Last year’s Reimagining Global Health—edited by Paul; Jim Kim, President of the World Bank (and cofounder of Partners in Health); Arthur Kleinman, who founded the field of medical anthropology; and Matt Basilico—offers a set of intellectual paradigms for providing people around the world with the same types of medical care that we who live in a very wealthy country would receive. The book is already part of a MOOC around the class that Paul, Jim, and Arthur lead at Harvard. Perhaps needless to say, Reimagining Global Health has been an astounding success, as all of Paul’s books are, and it’s a teaching tool for medical students, public health workers, and social scientists who aim to provide a “preferential option for the poor.”

I’ve just published Blind Spot, a book by one of Paul’s protégés, Salmaan Keshavjee, who is also a doctor/anthropologist who has worked on drug-resistant TB in central Asia, Siberia, and Lesotho.
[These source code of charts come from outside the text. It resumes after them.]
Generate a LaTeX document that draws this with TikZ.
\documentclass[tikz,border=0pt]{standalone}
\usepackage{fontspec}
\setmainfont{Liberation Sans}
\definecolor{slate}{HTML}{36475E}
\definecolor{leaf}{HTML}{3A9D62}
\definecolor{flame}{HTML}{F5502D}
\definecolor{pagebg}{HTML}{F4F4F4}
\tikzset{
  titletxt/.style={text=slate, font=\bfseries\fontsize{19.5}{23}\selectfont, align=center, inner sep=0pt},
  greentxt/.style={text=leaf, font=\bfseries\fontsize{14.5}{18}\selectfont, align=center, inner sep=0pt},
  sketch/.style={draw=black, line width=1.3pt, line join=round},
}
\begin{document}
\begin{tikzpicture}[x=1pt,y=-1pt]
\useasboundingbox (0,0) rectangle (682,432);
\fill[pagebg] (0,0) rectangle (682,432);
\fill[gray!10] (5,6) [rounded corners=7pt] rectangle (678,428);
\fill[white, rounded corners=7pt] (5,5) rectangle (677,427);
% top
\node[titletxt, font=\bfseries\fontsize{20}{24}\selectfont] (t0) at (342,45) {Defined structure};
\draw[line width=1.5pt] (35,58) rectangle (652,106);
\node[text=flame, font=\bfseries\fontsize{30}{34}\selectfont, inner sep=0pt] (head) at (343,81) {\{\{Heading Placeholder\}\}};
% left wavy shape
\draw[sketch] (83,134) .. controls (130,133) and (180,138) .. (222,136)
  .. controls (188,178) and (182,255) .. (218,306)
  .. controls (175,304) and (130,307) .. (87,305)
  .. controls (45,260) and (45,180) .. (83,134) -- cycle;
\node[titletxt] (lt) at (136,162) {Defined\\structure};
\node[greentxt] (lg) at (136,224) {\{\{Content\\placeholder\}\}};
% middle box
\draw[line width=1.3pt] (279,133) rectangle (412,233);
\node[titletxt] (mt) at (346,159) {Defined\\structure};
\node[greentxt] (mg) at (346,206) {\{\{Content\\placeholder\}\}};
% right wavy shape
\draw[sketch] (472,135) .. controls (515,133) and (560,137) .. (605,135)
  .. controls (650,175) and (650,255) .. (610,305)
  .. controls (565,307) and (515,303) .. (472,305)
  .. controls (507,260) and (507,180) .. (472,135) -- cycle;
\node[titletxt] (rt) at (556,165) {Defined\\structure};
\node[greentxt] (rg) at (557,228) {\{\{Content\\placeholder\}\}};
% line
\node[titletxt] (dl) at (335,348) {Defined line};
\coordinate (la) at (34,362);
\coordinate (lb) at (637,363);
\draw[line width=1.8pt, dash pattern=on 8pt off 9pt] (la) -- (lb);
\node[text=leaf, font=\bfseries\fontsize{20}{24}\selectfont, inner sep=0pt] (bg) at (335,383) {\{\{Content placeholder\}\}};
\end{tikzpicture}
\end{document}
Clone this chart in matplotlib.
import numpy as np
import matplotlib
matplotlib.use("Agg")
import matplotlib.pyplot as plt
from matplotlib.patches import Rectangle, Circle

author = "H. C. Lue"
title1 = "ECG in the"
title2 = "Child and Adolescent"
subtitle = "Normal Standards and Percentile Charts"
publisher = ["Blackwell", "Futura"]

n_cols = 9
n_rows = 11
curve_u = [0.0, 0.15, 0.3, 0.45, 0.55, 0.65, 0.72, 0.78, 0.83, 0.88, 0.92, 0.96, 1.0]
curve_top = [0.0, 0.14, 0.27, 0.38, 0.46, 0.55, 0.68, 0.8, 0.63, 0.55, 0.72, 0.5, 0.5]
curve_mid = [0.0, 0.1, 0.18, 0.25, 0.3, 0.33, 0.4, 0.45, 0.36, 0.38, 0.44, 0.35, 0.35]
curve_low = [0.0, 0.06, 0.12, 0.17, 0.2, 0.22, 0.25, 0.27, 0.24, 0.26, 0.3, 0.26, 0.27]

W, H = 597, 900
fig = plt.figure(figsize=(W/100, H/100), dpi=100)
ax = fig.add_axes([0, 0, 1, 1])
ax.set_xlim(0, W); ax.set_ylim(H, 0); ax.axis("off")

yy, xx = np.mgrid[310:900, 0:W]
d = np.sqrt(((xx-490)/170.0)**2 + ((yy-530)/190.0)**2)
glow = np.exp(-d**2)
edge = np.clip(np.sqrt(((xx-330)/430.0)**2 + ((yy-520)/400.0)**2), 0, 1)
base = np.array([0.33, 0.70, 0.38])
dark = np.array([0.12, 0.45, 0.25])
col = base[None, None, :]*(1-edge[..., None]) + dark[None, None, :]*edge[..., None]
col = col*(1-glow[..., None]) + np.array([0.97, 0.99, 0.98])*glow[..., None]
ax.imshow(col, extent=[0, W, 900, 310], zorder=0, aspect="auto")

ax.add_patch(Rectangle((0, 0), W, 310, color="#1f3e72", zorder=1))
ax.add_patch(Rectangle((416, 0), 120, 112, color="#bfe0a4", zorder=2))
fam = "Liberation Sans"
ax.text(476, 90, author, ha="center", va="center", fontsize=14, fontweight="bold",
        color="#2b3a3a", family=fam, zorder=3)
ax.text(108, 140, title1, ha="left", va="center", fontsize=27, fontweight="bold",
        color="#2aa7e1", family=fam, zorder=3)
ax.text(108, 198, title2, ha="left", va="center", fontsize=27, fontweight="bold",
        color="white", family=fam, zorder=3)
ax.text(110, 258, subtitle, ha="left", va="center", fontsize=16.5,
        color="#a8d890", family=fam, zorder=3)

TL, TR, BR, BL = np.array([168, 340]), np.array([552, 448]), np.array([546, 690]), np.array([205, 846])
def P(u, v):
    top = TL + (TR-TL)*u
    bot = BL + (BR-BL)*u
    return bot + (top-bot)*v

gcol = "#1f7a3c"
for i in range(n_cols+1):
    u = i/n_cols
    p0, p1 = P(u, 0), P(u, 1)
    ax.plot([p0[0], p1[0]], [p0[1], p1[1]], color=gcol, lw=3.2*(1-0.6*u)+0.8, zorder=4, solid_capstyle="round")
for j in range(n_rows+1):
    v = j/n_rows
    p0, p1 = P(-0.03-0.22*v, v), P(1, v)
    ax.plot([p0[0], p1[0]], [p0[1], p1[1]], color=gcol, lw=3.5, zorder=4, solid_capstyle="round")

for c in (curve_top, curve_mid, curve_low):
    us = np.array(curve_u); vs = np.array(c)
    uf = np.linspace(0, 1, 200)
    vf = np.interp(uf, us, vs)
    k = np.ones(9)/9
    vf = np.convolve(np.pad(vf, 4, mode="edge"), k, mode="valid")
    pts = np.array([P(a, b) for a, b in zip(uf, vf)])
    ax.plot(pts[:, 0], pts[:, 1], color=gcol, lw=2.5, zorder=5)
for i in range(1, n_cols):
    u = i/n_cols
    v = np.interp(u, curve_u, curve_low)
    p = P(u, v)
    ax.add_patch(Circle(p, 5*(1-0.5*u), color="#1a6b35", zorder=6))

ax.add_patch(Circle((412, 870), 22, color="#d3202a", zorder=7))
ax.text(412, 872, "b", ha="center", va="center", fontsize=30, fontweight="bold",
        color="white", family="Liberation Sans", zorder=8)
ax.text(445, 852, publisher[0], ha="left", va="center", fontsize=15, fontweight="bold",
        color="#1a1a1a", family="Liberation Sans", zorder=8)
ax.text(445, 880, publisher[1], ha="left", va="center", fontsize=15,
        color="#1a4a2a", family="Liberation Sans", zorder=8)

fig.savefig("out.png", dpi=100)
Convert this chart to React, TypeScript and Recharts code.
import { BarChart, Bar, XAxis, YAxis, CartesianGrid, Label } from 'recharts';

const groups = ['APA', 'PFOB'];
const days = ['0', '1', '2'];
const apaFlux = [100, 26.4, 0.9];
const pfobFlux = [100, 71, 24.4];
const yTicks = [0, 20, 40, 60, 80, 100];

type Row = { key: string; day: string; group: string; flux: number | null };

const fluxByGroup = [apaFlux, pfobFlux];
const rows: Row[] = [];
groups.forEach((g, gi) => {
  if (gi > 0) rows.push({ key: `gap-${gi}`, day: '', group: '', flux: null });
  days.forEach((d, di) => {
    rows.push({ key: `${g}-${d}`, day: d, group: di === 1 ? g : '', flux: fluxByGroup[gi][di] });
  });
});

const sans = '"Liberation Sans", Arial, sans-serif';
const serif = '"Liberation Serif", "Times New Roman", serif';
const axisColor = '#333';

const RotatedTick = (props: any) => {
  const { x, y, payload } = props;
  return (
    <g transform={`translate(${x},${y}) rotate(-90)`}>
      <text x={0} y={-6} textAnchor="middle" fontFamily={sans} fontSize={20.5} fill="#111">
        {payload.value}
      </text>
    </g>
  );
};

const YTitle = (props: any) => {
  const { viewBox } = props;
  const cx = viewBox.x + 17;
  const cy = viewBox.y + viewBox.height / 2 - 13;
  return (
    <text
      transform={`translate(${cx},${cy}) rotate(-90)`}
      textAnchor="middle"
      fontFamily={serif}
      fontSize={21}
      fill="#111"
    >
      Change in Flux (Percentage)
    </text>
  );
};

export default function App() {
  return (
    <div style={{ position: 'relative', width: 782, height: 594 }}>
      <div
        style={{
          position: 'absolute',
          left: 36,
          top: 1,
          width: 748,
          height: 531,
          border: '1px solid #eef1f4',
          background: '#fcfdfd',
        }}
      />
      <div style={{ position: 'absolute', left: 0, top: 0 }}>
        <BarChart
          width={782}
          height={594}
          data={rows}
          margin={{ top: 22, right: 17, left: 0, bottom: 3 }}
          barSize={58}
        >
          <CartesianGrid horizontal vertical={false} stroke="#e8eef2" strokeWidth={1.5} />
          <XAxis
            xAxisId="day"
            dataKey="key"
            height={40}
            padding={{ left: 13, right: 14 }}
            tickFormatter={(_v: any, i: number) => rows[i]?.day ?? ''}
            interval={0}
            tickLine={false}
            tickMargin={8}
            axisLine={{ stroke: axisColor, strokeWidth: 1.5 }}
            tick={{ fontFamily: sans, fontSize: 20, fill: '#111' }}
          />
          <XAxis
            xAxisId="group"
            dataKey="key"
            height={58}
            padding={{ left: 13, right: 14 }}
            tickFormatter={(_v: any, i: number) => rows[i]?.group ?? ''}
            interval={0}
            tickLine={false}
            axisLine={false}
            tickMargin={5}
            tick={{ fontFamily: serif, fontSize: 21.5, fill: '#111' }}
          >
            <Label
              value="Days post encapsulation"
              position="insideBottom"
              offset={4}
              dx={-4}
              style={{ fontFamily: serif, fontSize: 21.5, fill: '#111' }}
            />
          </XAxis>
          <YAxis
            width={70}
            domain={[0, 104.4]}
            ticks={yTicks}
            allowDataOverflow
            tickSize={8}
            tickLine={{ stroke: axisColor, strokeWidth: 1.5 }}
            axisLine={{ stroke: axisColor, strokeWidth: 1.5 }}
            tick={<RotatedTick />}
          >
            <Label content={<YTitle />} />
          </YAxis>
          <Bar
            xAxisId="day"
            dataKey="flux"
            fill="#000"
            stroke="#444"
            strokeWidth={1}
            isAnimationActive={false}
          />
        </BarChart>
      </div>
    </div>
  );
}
Blind Spot takes on how corporate philanthropy and foreign aid priorities have been developed, probing the disjuncture between foreign aid imperatives and the reality of how poor people are actually treated.

Seth Holmes
Seth Holmes

Seth Holmes (Fresh Fruit, Broken Bodies) is also an MD/PhD who has written a powerful ethnography based on his journey with farm workers from Mexico to Washington state. Through his understanding as an MD and as a socially engaged anthropologist, he looks at the bodily suffering of the perhaps poorest-paid and most stigmatized workers in the US—and how violence is imposed on their bodies. This first book has sold over 10,000 copies in a year, and just won the most prestigious award from the American Anthropological Association.
 
 
“An Amazing Coterie of Feminist Authors”

I’ve only brought up men so far, but I’m really committed to working on gender and gender inequality, and have published an amazing coterie of feminist authors.

We just published Marianne Cooper‘s books Cut Adrift, that’s gotten a lot of recognition and attention; she’s a colleague of Sheryl Sandberg, who’s been very supportive of the book.

Cynthia Enloe
Cynthia Enloe

Marianne, an ethnographer and protégé of Arlie Hochschild, examines, through the experiences of families in Silicon Valley, how inequality during the economic recession we’ve just experienced plays itself out in families across the class spectrum.
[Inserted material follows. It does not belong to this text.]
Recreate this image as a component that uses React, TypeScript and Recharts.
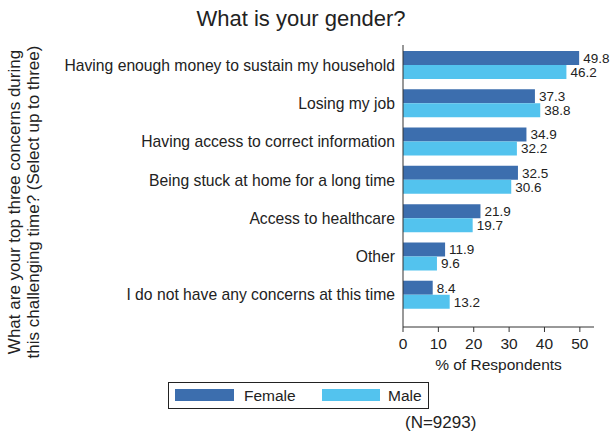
import { BarChart, Bar, XAxis, YAxis, LabelList } from "recharts"

// ── Data ──
const CATEGORIES = [
  "Having enough money to sustain my household",
  "Losing my job",
  "Having access to correct information",
  "Being stuck at home for a long time",
  "Access to healthcare",
  "Other",
  "I do not have any concerns at this time",
]
const FEMALE = [49.8, 37.3, 34.9, 32.5, 21.9, 11.9, 8.4]
const MALE = [46.2, 38.8, 32.2, 30.6, 19.7, 9.6, 13.2]
const X_TICKS = [0, 10, 20, 30, 40, 50]

// ── Colors ──
const COLORS = {
  female: "#3C6EAE",
  male: "#53C3EE",
  text: "#222222",
  axis: "#333333",
}

const FONT = "'Liberation Sans', Arial, sans-serif"

const data = CATEGORIES.map((name, i) => ({ name, female: FEMALE[i], male: MALE[i] }))

export default function App() {
  return (
    <div style={{ position: "absolute", left: 0, top: 0, width: 610, height: 434, background: "#fff", fontFamily: FONT }}>
      <BarChart
        width={610}
        height={434}
        data={data}
        layout="vertical"
        margin={{ top: 45, right: 16, left: 0, bottom: 67 }}
        barSize={14}
        barGap={0}
      >
        <XAxis
          type="number"
          domain={[0, 54]}
          ticks={X_TICKS}
          height={40}
          tick={{ fontSize: 15.5, fill: COLORS.text, fontFamily: FONT }}
          tickSize={5}
          tickMargin={6}
          stroke={COLORS.axis}
          label={{ value: "% of Respondents", position: "insideBottom", offset: -3, fontSize: 15.5, fill: COLORS.text, fontFamily: FONT }}
        />
        <YAxis
          type="category"
          dataKey="name"
          width={403}
          tickLine={false}
          tickMargin={2}
          padding={{ top: 1, bottom: 13 }}
          stroke={COLORS.axis}
          tick={{ fontSize: 15.7, fill: COLORS.text, fontFamily: FONT }}
          interval={0}
        />
        <Bar dataKey="female" name="Female" fill={COLORS.female} isAnimationActive={false}>
          <LabelList dataKey="female" position="right" offset={4} style={{ fontSize: 13.5, fill: COLORS.text, fontFamily: FONT }} />
        </Bar>
        <Bar dataKey="male" name="Male" fill={COLORS.male} isAnimationActive={false}>
          <LabelList dataKey="male" position="right" offset={4} style={{ fontSize: 13.5, fill: COLORS.text, fontFamily: FONT }} />
        </Bar>
      </BarChart>

      {/* title, y-axis title, legend, footnote */}
      <svg width={610} height={434} style={{ position: "absolute", left: 0, top: 0, pointerEvents: "none" }}>
        <text x={301} y={26} textAnchor="middle" fontSize={22} fill={COLORS.text} fontFamily={FONT}>
          What is your gender?
        </text>
        <g transform="translate(20, 202) rotate(-90)">
          <text x={0} y={0} textAnchor="middle" fontSize={17} fill={COLORS.text} fontFamily={FONT}>
            What are your top three concerns during
          </text>
          <text x={0} y={19} textAnchor="middle" fontSize={17} fill={COLORS.text} fontFamily={FONT}>
            this challenging time? (Select up to three)
          </text>
        </g>
        <rect x={168.5} y={382.5} width={260} height={26} fill="none" stroke="#222" strokeWidth={1} />
        <rect x={175} y={389} width={59} height={12} fill={COLORS.female} />
        <text x={244} y={401} fontSize={15.5} fill={COLORS.text} fontFamily={FONT}>Female</text>
        <rect x={322} y={389} width={58} height={12} fill={COLORS.male} />
        <text x={388} y={401} fontSize={15.5} fill={COLORS.text} fontFamily={FONT}>Male</text>
        <text x={405} y={428} fontSize={17} fill={COLORS.text} fontFamily={FONT}>(N=9293)</text>
      </svg>
    </div>
  )
}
Cynthia Enloe is an unconventional political scientist who provides accessible yet provocative ideas on how patriarchy and militarism have deeply embedded themselves in our institutions and in our personal lives. We’ve just published a second edition of Bananas, Beaches, and Bases. She’s a feminist icon and a very, very generous mentor to several generations of students and activists.

Arlie Russell Hochschild
Arlie Russell Hochschild

We’ve also just published a new edition of Arlie Russell Hochschild’s classic work about emotional labor entitled The Managed Heart as well as a book of her essays entitled So How’s The Family? Arlie’s probably the most important feminist sociologist in the post-war period who has altered our notions of work and family in radical ways.

I work with young scholars like C. J. Pascoe who wrote Dude, You’re A Fag—a book with a provocative title to say the least. Pascoe is conducting research on a new book about teenage love that will offer a radical portrait of young people that belies our notions of their jaded cynicism. Raising the Transgender Child: Being Male or Female in the Twenty First Century, by a young sociologist at Harvard, Tey Meadows, will chart one facet of our configuring of gender in the contemporary period. This is cutting-edge stuff because we’re just now seeing the first generation of openly transgender young people come of age.